• [Written problem] Render the material again word for word, skipping the pictures in it.

• [Given data]
※

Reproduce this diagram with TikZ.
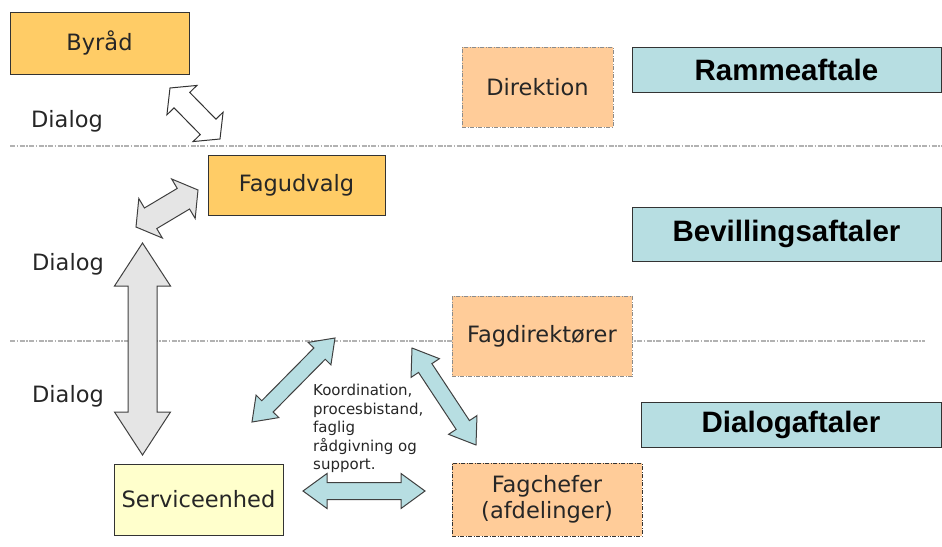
\documentclass[tikz,border=0pt]{standalone}
\usepackage{fontspec}
\setmainfont{DejaVu Sans}
\newfontfamily\agreefont{Liberation Sans}
\usetikzlibrary{calc}

\definecolor{councilorange}{RGB}{255,204,102}
\definecolor{mgmtpeach}{RGB}{255,204,153}
\definecolor{servyellow}{RGB}{255,255,204}
\definecolor{agreeteal}{RGB}{183,222,226}

% fat double arrow: style, from, to, shaft half width, head length, head half width
\newcommand{\fatarrow}[6]{%
  \coordinate (fa1) at ($(#2)!#5pt!(#3)$);
  \coordinate (fa2) at ($(#3)!#5pt!(#2)$);
  \draw[#1] (#2) -- ($(fa1)!#6pt!90:(#3)$) -- ($(fa1)!#4pt!90:(#3)$)
    -- ($(fa2)!#4pt!-90:(#2)$) -- ($(fa2)!#6pt!-90:(#2)$) -- (#3)
    -- ($(fa2)!#6pt!90:(#2)$) -- ($(fa2)!#4pt!90:(#2)$)
    -- ($(fa1)!#4pt!-90:(#3)$) -- ($(fa1)!#6pt!-90:(#3)$) -- cycle;
}

\begin{document}
\begin{tikzpicture}[x=1pt, y=-1pt,
    box/.style={draw=black!80, line width=1pt, text=black!85, align=center,
      font=\fontsize{22.5}{26}\selectfont},
    council/.style={box, fill=councilorange},
    mgmt/.style={box, fill=mgmtpeach, draw=black!45,
      dash pattern=on 4pt off 1.5pt on 1pt off 1.5pt},
    agree/.style={draw=black!80, line width=1pt, fill=agreeteal,
      font=\agreefont\bfseries\fontsize{29.5}{33}\selectfont},
    sideword/.style={text=black!85, font=\fontsize{22.5}{26}\selectfont},
    separator/.style={draw=black!30, line width=1.5pt,
      dash pattern=on 5pt off 1.5pt on 1.5pt off 1.5pt},
    whitearrow/.style={draw=black!80, line width=1pt, fill=white},
    grayarrow/.style={draw=black!75, line width=1pt, fill=black!10},
    bluearrow/.style={draw=black!75, line width=1pt, fill=agreeteal}]
    \useasboundingbox (0,0) rectangle (942,546);

    % Separators
    \draw[separator] (10,146) -- (942,146);
    \draw[separator] (10,341) -- (925,341);

    % Political level
    \node[council, minimum width=179pt, minimum height=62pt] (byraad) at (99.5,43) {Byråd};
    \node[council, minimum width=177pt, minimum height=60pt] (fagudvalg) at (296.5,185) {Fagudvalg};

    % Management
    \node[mgmt, minimum width=151pt, minimum height=80pt] (direktion) at (537.5,87) {Direktion};
    \node[mgmt, minimum width=180pt, minimum height=80pt] (fagdir) at (542,336) {Fagdirektører};
    \node[mgmt, draw=black!80, minimum width=190pt, minimum height=73pt] (fagchef) at (547,499.5) {Fagchefer\\(afdelinger)};
    \node[box, fill=servyellow, minimum width=169pt, minimum height=71pt] (service) at (198.5,499.5) {Serviceenhed};

    % Agreements
    \node[agree, minimum width=309pt, minimum height=45pt] (ramme) at (786.5,69.5) {Rammeaftale};
    \node[agree, minimum width=309pt, minimum height=54pt] (bevilling) at (786.5,234) {Bevillingsaftaler};
    \node[agree, minimum width=300pt, minimum height=45pt] (dialogaft) at (791,424.5) {Dialogaftaler};

    % Dialog labels
    \node[sideword] (dialog1) at (67,121) {Dialog};
    \node[sideword] (dialog2) at (68,264) {Dialog};
    \node[sideword] (dialog3) at (68,396) {Dialog};

    \node[anchor=north west, align=left, text=black!85, inner sep=0pt,
      font=\fontsize{15}{18.5}\selectfont] (koord) at (313,384)
      {Koordination,\\procesbistand,\\faglig\\rådgivning og\\support.};

    % Arrow ends
    \coordinate (wa1) at (170,88);
    \coordinate (wa2) at (220,139);
    \coordinate (ga1) at (136,227);
    \coordinate (ga2) at (198,190);
    \coordinate (va1) at (142.5,455);
    \coordinate (va2) at (142.5,243);
    \coordinate (ba1) at (252,422);
    \coordinate (ba2) at (335,338);
    \coordinate (bb1) at (412,348);
    \coordinate (bb2) at (476,445);
    \coordinate (bc1) at (303,491);
    \coordinate (bc2) at (425,491);

    % Dialog arrows
    \fatarrow{whitearrow}{wa1}{wa2}{11}{17}{21}
    \fatarrow{grayarrow}{ga1}{ga2}{12}{17}{23}
    \fatarrow{grayarrow}{va1}{va2}{14.5}{43}{28}

    % Support arrows
    \fatarrow{bluearrow}{ba1}{ba2}{8}{22}{16}
    \fatarrow{bluearrow}{bb1}{bb2}{8}{24}{17}
    \fatarrow{bluearrow}{bc1}{bc2}{8.5}{24}{17.5}
\end{tikzpicture}
\end{document}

※

• [Answer below]
Reproduce this diagram with TikZ.
\documentclass[tikz,border=0pt]{standalone}
\usepackage{fontspec}
\setmainfont{DejaVu Sans}
\newfontfamily\agreefont{Liberation Sans}
\usetikzlibrary{calc}

\definecolor{councilorange}{RGB}{255,204,102}
\definecolor{mgmtpeach}{RGB}{255,204,153}
\definecolor{servyellow}{RGB}{255,255,204}
\definecolor{agreeteal}{RGB}{183,222,226}

% fat double arrow: style, from, to, shaft half width, head length, head half width
\newcommand{\fatarrow}[6]{%
  \coordinate (fa1) at ($(#2)!#5pt!(#3)$);
  \coordinate (fa2) at ($(#3)!#5pt!(#2)$);
  \draw[#1] (#2) -- ($(fa1)!#6pt!90:(#3)$) -- ($(fa1)!#4pt!90:(#3)$)
    -- ($(fa2)!#4pt!-90:(#2)$) -- ($(fa2)!#6pt!-90:(#2)$) -- (#3)
    -- ($(fa2)!#6pt!90:(#2)$) -- ($(fa2)!#4pt!90:(#2)$)
    -- ($(fa1)!#4pt!-90:(#3)$) -- ($(fa1)!#6pt!-90:(#3)$) -- cycle;
}

\begin{document}
\begin{tikzpicture}[x=1pt, y=-1pt,
    box/.style={draw=black!80, line width=1pt, text=black!85, align=center,
      font=\fontsize{22.5}{26}\selectfont},
    council/.style={box, fill=councilorange},
    mgmt/.style={box, fill=mgmtpeach, draw=black!45,
      dash pattern=on 4pt off 1.5pt on 1pt off 1.5pt},
    agree/.style={draw=black!80, line width=1pt, fill=agreeteal,
      font=\agreefont\bfseries\fontsize{29.5}{33}\selectfont},
    sideword/.style={text=black!85, font=\fontsize{22.5}{26}\selectfont},
    separator/.style={draw=black!30, line width=1.5pt,
      dash pattern=on 5pt off 1.5pt on 1.5pt off 1.5pt},
    whitearrow/.style={draw=black!80, line width=1pt, fill=white},
    grayarrow/.style={draw=black!75, line width=1pt, fill=black!10},
    bluearrow/.style={draw=black!75, line width=1pt, fill=agreeteal}]
    \useasboundingbox (0,0) rectangle (942,546);

    % Separators
    \draw[separator] (10,146) -- (942,146);
    \draw[separator] (10,341) -- (925,341);

    % Political level
    \node[council, minimum width=179pt, minimum height=62pt] (byraad) at (99.5,43) {Byråd};
    \node[council, minimum width=177pt, minimum height=60pt] (fagudvalg) at (296.5,185) {Fagudvalg};

    % Management
    \node[mgmt, minimum width=151pt, minimum height=80pt] (direktion) at (537.5,87) {Direktion};
    \node[mgmt, minimum width=180pt, minimum height=80pt] (fagdir) at (542,336) {Fagdirektører};
    \node[mgmt, draw=black!80, minimum width=190pt, minimum height=73pt] (fagchef) at (547,499.5) {Fagchefer\\(afdelinger)};
    \node[box, fill=servyellow, minimum width=169pt, minimum height=71pt] (service) at (198.5,499.5) {Serviceenhed};

    % Agreements
    \node[agree, minimum width=309pt, minimum height=45pt] (ramme) at (786.5,69.5) {Rammeaftale};
    \node[agree, minimum width=309pt, minimum height=54pt] (bevilling) at (786.5,234) {Bevillingsaftaler};
    \node[agree, minimum width=300pt, minimum height=45pt] (dialogaft) at (791,424.5) {Dialogaftaler};

    % Dialog labels
    \node[sideword] (dialog1) at (67,121) {Dialog};
    \node[sideword] (dialog2) at (68,264) {Dialog};
    \node[sideword] (dialog3) at (68,396) {Dialog};

    \node[anchor=north west, align=left, text=black!85, inner sep=0pt,
      font=\fontsize{15}{18.5}\selectfont] (koord) at (313,384)
      {Koordination,\\procesbistand,\\faglig\\rådgivning og\\support.};

    % Arrow ends
    \coordinate (wa1) at (170,88);
    \coordinate (wa2) at (220,139);
    \coordinate (ga1) at (136,227);
    \coordinate (ga2) at (198,190);
    \coordinate (va1) at (142.5,455);
    \coordinate (va2) at (142.5,243);
    \coordinate (ba1) at (252,422);
    \coordinate (ba2) at (335,338);
    \coordinate (bb1) at (412,348);
    \coordinate (bb2) at (476,445);
    \coordinate (bc1) at (303,491);
    \coordinate (bc2) at (425,491);

    % Dialog arrows
    \fatarrow{whitearrow}{wa1}{wa2}{11}{17}{21}
    \fatarrow{grayarrow}{ga1}{ga2}{12}{17}{23}
    \fatarrow{grayarrow}{va1}{va2}{14.5}{43}{28}

    % Support arrows
    \fatarrow{bluearrow}{ba1}{ba2}{8}{22}{16}
    \fatarrow{bluearrow}{bb1}{bb2}{8}{24}{17}
    \fatarrow{bluearrow}{bc1}{bc2}{8.5}{24}{17.5}
\end{tikzpicture}
\end{document}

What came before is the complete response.